Ms. Kowal said the freeze-order power has become the OSC's most important tool to secure restitution for victims because it can be used in the early stages of an investigation and recovered money can be returned to victims under a court-ordered receivership process. But freeze orders cannot recover funds that have already been spent or hidden before regulators begin investigating, and Ms. Kowal said the OSC has limited powers to order restitution after a criminal is convicted.
"The simple truth is that people who perpetrate fraud don't pay monetary fines," she said. "It's virtually impossible to recover stolen money after the fact. By the time the person has been caught and sanctioned, the money is long gone. It's been spent or hidden, and the likelihood of finding it is extremely low."
She said the OSC is planning to create a new whistle-blower program that could improve restitution by encouraging people to alert regulators to illegality at an early stage. The OSC will unveil proposed rules for the program on Wednesday and hopes a whistle-blower system can be operational by next spring, she said.
Neil Gross, executive director of investor advocacy group FAIR Canada, which organized Monday's conference along with the Osgoode Hall Law School, said he has seen many cases where fraud victims recover none of their losses, but there is no easy regulatory change that can improve their situation.
"There's no magic bullet in all of this. There are no options that are ideal, so we're always looking at how we can make the existing options better," he said in an interview.
Mr. Gross said he doesn't believe regulators lack necessary powers to seek restitution for victims, but said part of the solution lies in greater co-ordination between regulators and lawyers involved in class-action lawsuits over recovery of funds for victims.
FAIR is also advocating for a victim restitution fund similar to a compensation fund created in Quebec, Mr. Gross said. The Quebec fund was created with contributions from participating financial companies, and pays restitution to victims who lose money because of wrongdoing by employees of those firms, such as theft by a rogue investment adviser.
Mr. Gross said the compensation fund idea should be expanded to all other provinces and should be broadened so that it no longer limits payouts only when employees were acting within their normal duties.
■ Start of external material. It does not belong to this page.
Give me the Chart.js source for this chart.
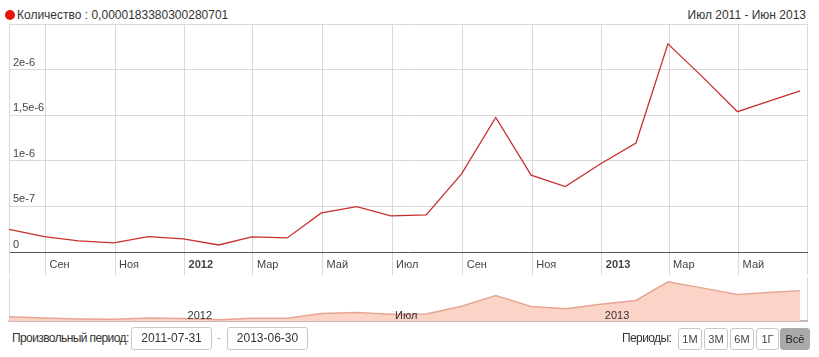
<!DOCTYPE html>
<html>
<head>
<meta charset="utf-8">
<script src="https://cdn.jsdelivr.net/npm/chart.js@4.4.1/dist/chart.umd.min.js"></script>
<style>
  body { margin: 0; background: #fff; font-family: "Liberation Sans", Arial, sans-serif; color: #333; }
  #wrap { position: relative; width: 819px; height: 357px; overflow: hidden; }
  canvas { position: absolute; left: 0; }
  #main { top: 0; }
  #nav { top: 270px; }
  .dot { position: absolute; left: 5px; top: 10px; width: 10px; height: 10px; border-radius: 50%; background: #e8140c; }
  .hdr { position: absolute; top: 8px; font-size: 12px; line-height: 14px; color: #333; }
  .ctl { position: absolute; top: 327px; font-size: 12px; line-height: 23px; color: #333; letter-spacing: -0.6px; }
  .box { position: absolute; top: 327px; height: 21px; border: 1px solid #c8c8c8; border-radius: 3px;
         font-size: 12px; line-height: 21px; text-align: center; color: #333; background: #fff; }
  .btn { position: absolute; top: 328px; height: 20px; border: 1px solid #c8c8c8; border-radius: 3px;
         font-size: 11px; line-height: 20px; text-align: center; color: #444; background: #fff; }
  .btn.on { background: #a9a9a9; border-color: #a9a9a9; color: #222; }
</style>
</head>
<body>
<div id="wrap">
  <div class="dot"></div>
  <div class="hdr" style="left:17px">Количество : 0,0000183380300280701</div>
  <div class="hdr" style="right:13px">Июл 2011 - Июн 2013</div>
  <canvas id="main" width="819" height="278"></canvas>
  <canvas id="nav" width="819" height="52"></canvas>

  <div class="ctl" style="left:12px">Произвольный период:</div>
  <div class="box" style="left:131px;width:79px">2011-07-31</div>
  <div class="ctl" style="left:217px;color:#aaa">-</div>
  <div class="box" style="left:227px;width:79px">2013-06-30</div>

  <div class="ctl" style="left:622px">Периоды:</div>
  <div class="btn" style="left:678px;width:22px">1М</div>
  <div class="btn" style="left:704px;width:22px">3М</div>
  <div class="btn" style="left:730px;width:22px">6М</div>
  <div class="btn" style="left:756px;width:21px">1Г</div>
  <div class="btn on" style="left:780px;width:28px">Всё</div>
</div>
<script>
// monthly values
const dates = ['2011-07-31','2011-08-31','2011-09-30','2011-10-31','2011-11-30','2011-12-31',
               '2012-01-31','2012-02-29','2012-03-31','2012-04-30','2012-05-31','2012-06-30',
               '2012-07-31','2012-08-31','2012-09-30','2012-10-31','2012-11-30','2012-12-31',
               '2013-01-31','2013-02-28','2013-03-31','2013-04-30','2013-05-31','2013-06-24'];
const counts = [2.49e-7, 1.68e-7, 1.21e-7, 0.99e-7, 1.68e-7, 1.43e-7,
                0.77e-7, 1.65e-7, 1.54e-7, 4.29e-7, 4.98e-7, 3.96e-7,
                4.07e-7, 8.57e-7, 1.476e-6, 8.43e-7, 7.18e-7, 9.67e-7,
                1.195e-6, 2.282e-6, 1.912e-6, 1.538e-6, 1.667e-6, 1.766e-6];

const tickDates = ['2011-09-01','2011-11-01','2012-01-01','2012-03-01','2012-05-01','2012-07-01',
                   '2012-09-01','2012-11-01','2013-01-01','2013-03-01','2013-05-01'];
const tickLabels = ['Сен','Ноя','2012','Мар','Май','Июл','Сен','Ноя','2013','Мар','Май'];
const yTickLabels = ['0','5e-7','1e-6','1,5e-6','2e-6',''];
const navTickDates = ['2012-01-01','2012-07-01','2013-01-01'];
const navTickLabels = ['2012','Июл','2013'];

const startDate = '2011-07-31';
const endDate = '2013-06-30';
const day = s => (Date.parse(s) - Date.parse(startDate)) / 86400000;
const xMax = day(endDate);
const points = dates.map((d, i) => ({ x: day(d), y: counts[i] }));

const FONT = '"Liberation Sans", Arial, sans-serif';
const GRID = '#d9d9d9';

function labelAt(values, labels, v) {
  const i = values.findIndex(d => day(d) === v);
  return i < 0 ? '' : labels[i];
}

new Chart(document.getElementById('main'), {
  type: 'line',
  data: {
    datasets: [{
      data: points,
      borderColor: '#c8302c',
      borderWidth: 1.3,
      pointRadius: 0,
      tension: 0,
      fill: false
    }]
  },
  options: {
    responsive: false,
    animation: false,
    layout: { padding: { left: 9, right: 12, top: 24, bottom: 0 } },
    plugins: { legend: { display: false }, tooltip: { enabled: false } },
    scales: {
      x: {
        type: 'linear',
        min: 0,
        max: xMax,
        afterBuildTicks: s => { s.ticks = [0, ...tickDates.map(day), xMax].map(v => ({ value: v })); },
        afterFit: s => { s.height = 26; },
        grid: { color: GRID, tickLength: 23 },
        border: { color: '#555', width: 1 },
        ticks: {
          autoSkip: false,
          maxRotation: 0,
          minRotation: 0,
          align: 'start',
          labelOffset: 4,
          padding: -17,
          color: '#444',
          font: c => ({ family: FONT, size: 11,
            weight: /^\d{4}$/.test(labelAt(tickDates, tickLabels, c.tick && c.tick.value)) ? 'bold' : 'normal' }),
          callback: v => labelAt(tickDates, tickLabels, v)
        }
      },
      y: {
        min: 0,
        max: 2.5e-6,
        afterBuildTicks: s => { s.ticks = yTickLabels.map((_, i) => ({ value: i * 5e-7 })); },
        afterFit: s => { s.width = 0; },
        grid: { color: GRID, drawTicks: false },
        border: { color: GRID },
        ticks: {
          mirror: true,
          padding: 4,
          labelOffset: -7,
          color: '#444',
          font: { family: FONT, size: 11 },
          callback: (v, i) => yTickLabels[i]
        }
      }
    }
  }
});

new Chart(document.getElementById('nav'), {
  type: 'line',
  data: {
    datasets: [{
      data: points,
      borderColor: '#e8a593',
      backgroundColor: '#fcd3c7',
      borderWidth: 1.5,
      pointRadius: 0,
      tension: 0,
      fill: 'origin'
    }]
  },
  options: {
    responsive: false,
    animation: false,
    layout: { padding: { left: 9, right: 12, top: 8, bottom: 0 } },
    plugins: { legend: { display: false }, tooltip: { enabled: false } },
    scales: {
      x: {
        type: 'linear',
        min: 0,
        max: xMax,
        afterBuildTicks: s => { s.ticks = [...navTickDates.map(day), xMax].map(v => ({ value: v })); },
        afterFit: s => { s.height = 1; },
        grid: { drawTicks: false, color: c => (c.tick && c.tick.value === xMax) ? GRID : 'rgba(0,0,0,0)' },
        border: { color: '#c9bab3', width: 2 },
        ticks: {
          z: 1,
          mirror: true,
          autoSkip: false,
          maxRotation: 0,
          minRotation: 0,
          align: 'start',
          labelOffset: 3,
          padding: -2,
          color: '#333',
          font: { family: FONT, size: 11 },
          callback: v => labelAt(navTickDates, navTickLabels, v)
        }
      },
      y: {
        min: 0,
        max: 2.5e-6,
        afterFit: s => { s.width = 0; },
        grid: { display: false },
        border: { color: GRID },
        ticks: { display: false }
      }
    }
  }
});
</script>
</body>
</html>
The U.S. Securities and Exchange Commission has used new legislation since 2002 to create so-called "fair funds," which are compensation funds set up following the resolution of cases to pay restitution to victims.
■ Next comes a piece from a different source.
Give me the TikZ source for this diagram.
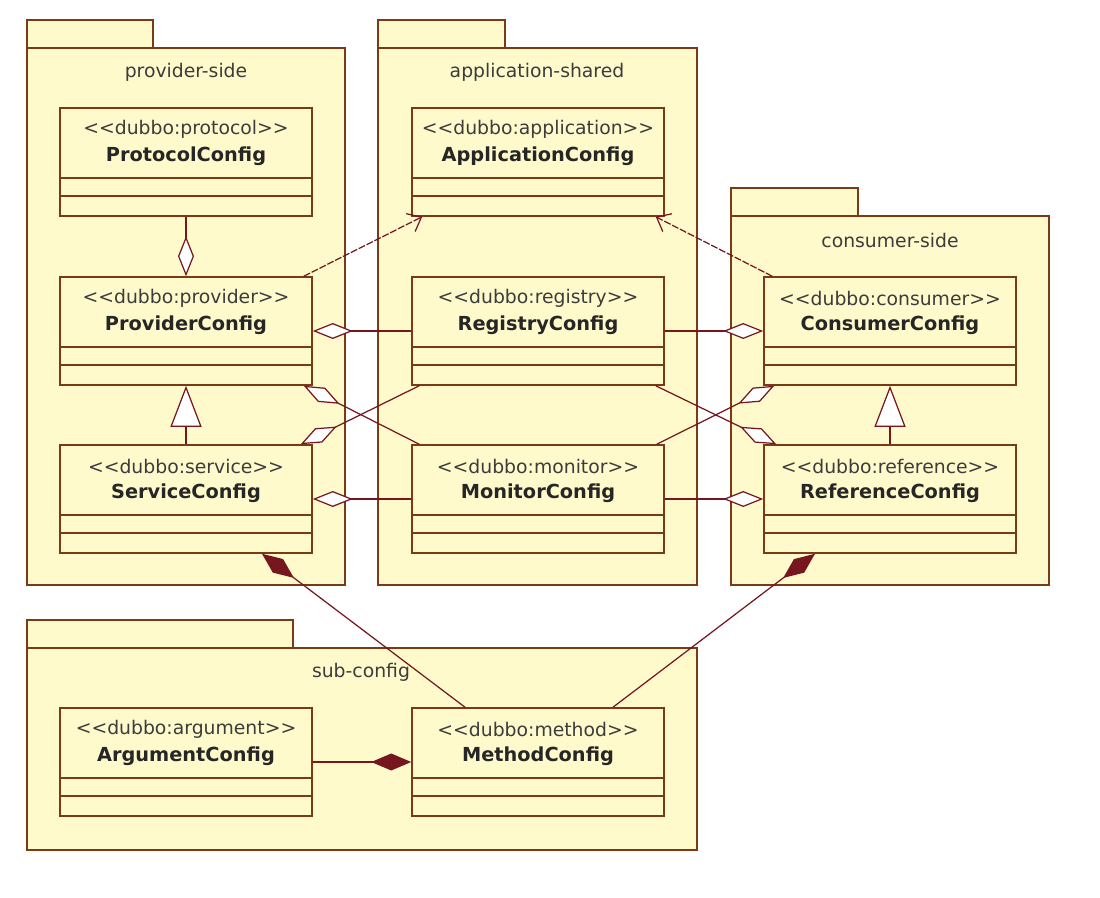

Between 2002 and 2013, the SEC set up 243 funds to pay $14.5-billion (U.S.) in restitution to victims, according to Emory University law professor Urska Velikonja, who spoke at the conference. Most stemmed from voluntary settlements.
Canadian regulators have similar powers to negotiate restitution, but have had far fewer cases than the SEC. That's due in part to the fact Canada hasn't had as many major companies convicted of accounting fraud – which have made up 29 per cent of all the SEC fair funds – or brokerage firms accused of wrongdoing, which have accounted for 21 per cent of the fair funds.
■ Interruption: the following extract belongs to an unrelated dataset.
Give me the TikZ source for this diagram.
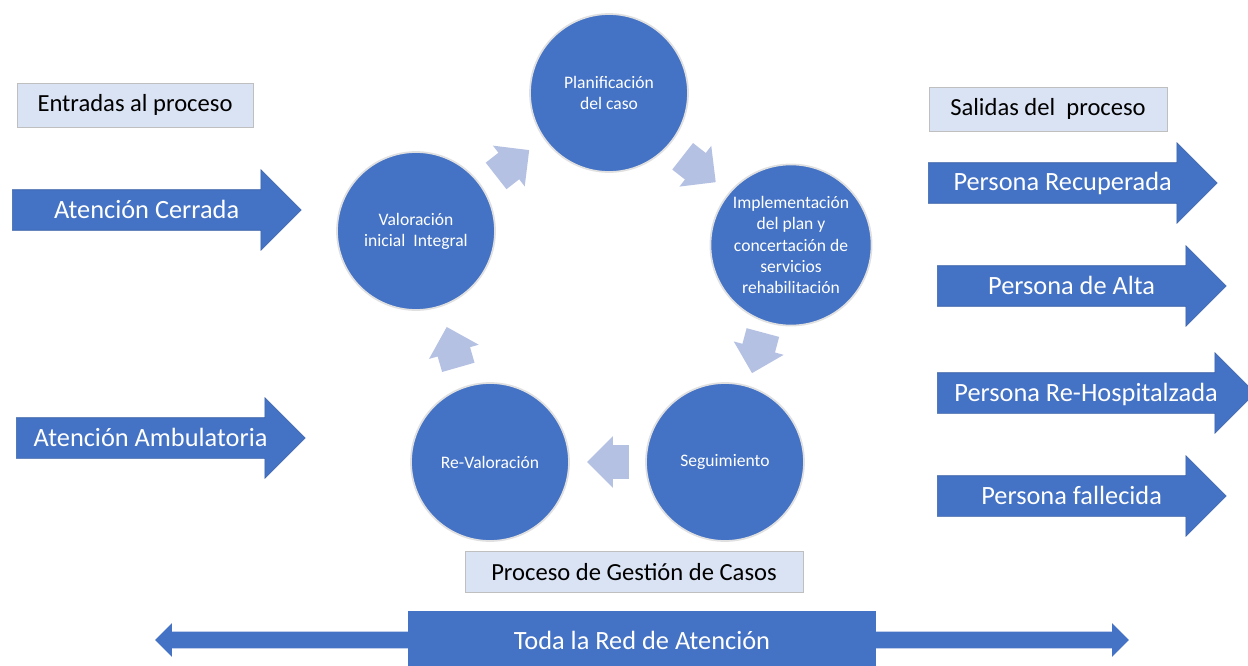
\documentclass[tikz,border=0pt]{standalone}
\usepackage{fontspec}
\setmainfont{Carlito}
\usetikzlibrary{shapes.arrows, calc}
\definecolor{azul}{RGB}{68,114,196}
\definecolor{azulclaro}{RGB}{180,193,226}
\definecolor{caja}{RGB}{218,227,243}

\begin{document}
\begin{tikzpicture}[
    x=0.02cm, y=-0.02cm,
    etapa/.style={circle, fill=azul, draw=black!12, line width=1pt, minimum size=3.16cm,
                  inner sep=2pt, text=white, align=center, font=\fontsize{10}{12}\selectfont},
    flecha/.style={single arrow, fill=azul, draw=azul!85!black, line width=0.3pt, text=white,
                   font=\fontsize{15}{18}\selectfont, inner sep=0pt, text height=0.56cm, text depth=0.24cm,
                   single arrow head extend=0.4cm, minimum height=5.78cm, anchor=tail},
    paso/.style={single arrow, fill=azulclaro, draw=none, inner sep=0pt, inner ysep=0.33cm,
                 minimum height=0.84cm, single arrow head extend=0.18cm, anchor=tip},
    etiqueta/.style={fill=caja, draw=black!25, font=\fontsize{14}{17}\selectfont, inner sep=0pt,
                     minimum height=0.88cm}
  ]
  \useasboundingbox (0,0) rectangle (1248,666);
  \clip (0,0) rectangle (1248,666);

  % Ciclo de gestion
  \node[etapa] (plan)   at (609,93)  {Planificación\\del caso};
  \node[etapa] (val)    at (416,231) {Valoración\\inicial\ \ Integral};
  \node[etapa] (impl)   at (791,245) {Implementación\\del plan y\\concertación de\\servicios\\rehabilitación};
  \node[etapa] (seg)    at (725,462) {Seguimiento};
  \node[etapa] (reval)  at (490,462) {Re-Valoración};

  % Flechas del ciclo
  \node[paso, rotate=38]   (p1) at ($(val)!0.5!(plan)!0.42cm!(plan)$)   {};
  \node[paso, rotate=-38]  (p2) at ($(plan)!0.5!(impl)!0.42cm!(impl)$)  {};
  \node[paso, rotate=-105] (p3) at ($(impl)!0.5!(seg)!0.42cm!(seg)$)    {};
  \node[paso, rotate=180]  (p4) at ($(seg)!0.5!(reval)!0.42cm!(reval)$) {};
  \node[paso, rotate=106]  (p5) at ($(reval)!0.5!(val)!0.42cm!(val)$)   {};

  % Entradas
  \node[etiqueta, minimum width=4.72cm] (entradas) at (135,105) {Entradas al proceso};
  \node[flecha] (cerrada) at (12,210) {Atención Cerrada};
  \node[flecha] (ambul)   at (16,438) {Atención Ambulatoria};

  % Salidas
  \node[etiqueta, minimum width=4.76cm] (salidas) at (1048,109) {Salidas del\ \ proceso};
  \node[flecha] (recup)  at (928,183) {Persona Recuperada};
  \node[flecha] (alta)   at (937,286) {Persona de Alta};
  \node[flecha, minimum height=6.36cm] (rehosp) at (937,393) {Persona Re-Hospitalzada};
  \node[flecha] (fallec) at (937,496) {Persona fallecida};

  % Proceso y red
  \node[etiqueta, minimum width=6.76cm, minimum height=0.82cm] (proceso) at (634,572) {Proceso de Gestión de Casos};
  \node[double arrow, fill=azul, inner sep=0pt, inner ysep=0.16cm, minimum height=19.48cm,
        double arrow head extend=0.17cm] (red) at (642,640) {};
  \node[fill=azul, minimum width=9.38cm, minimum height=1.16cm, text=white,
        font=\fontsize{15}{18}\selectfont] (redtexto) at (642,640) {Toda la Red de Atención};
\end{tikzpicture}
\end{document}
Toronto securities lawyer Wendy Berman told the conference that a key Supreme Court of Canada ruling in a case involving mutual funds accused of market timing has created an uncertain environment for companies to negotiate voluntary restitution with securities regulators because the court ruled those firms could still also be sued by investors for additional funds.
But lawyer Joel Rochon, who was involved in a class-action lawsuit in the mutual fund case, says companies facing regulatory charges still have ample incentive to offer restitution to help settle their cases, even if lawsuits could also emerge.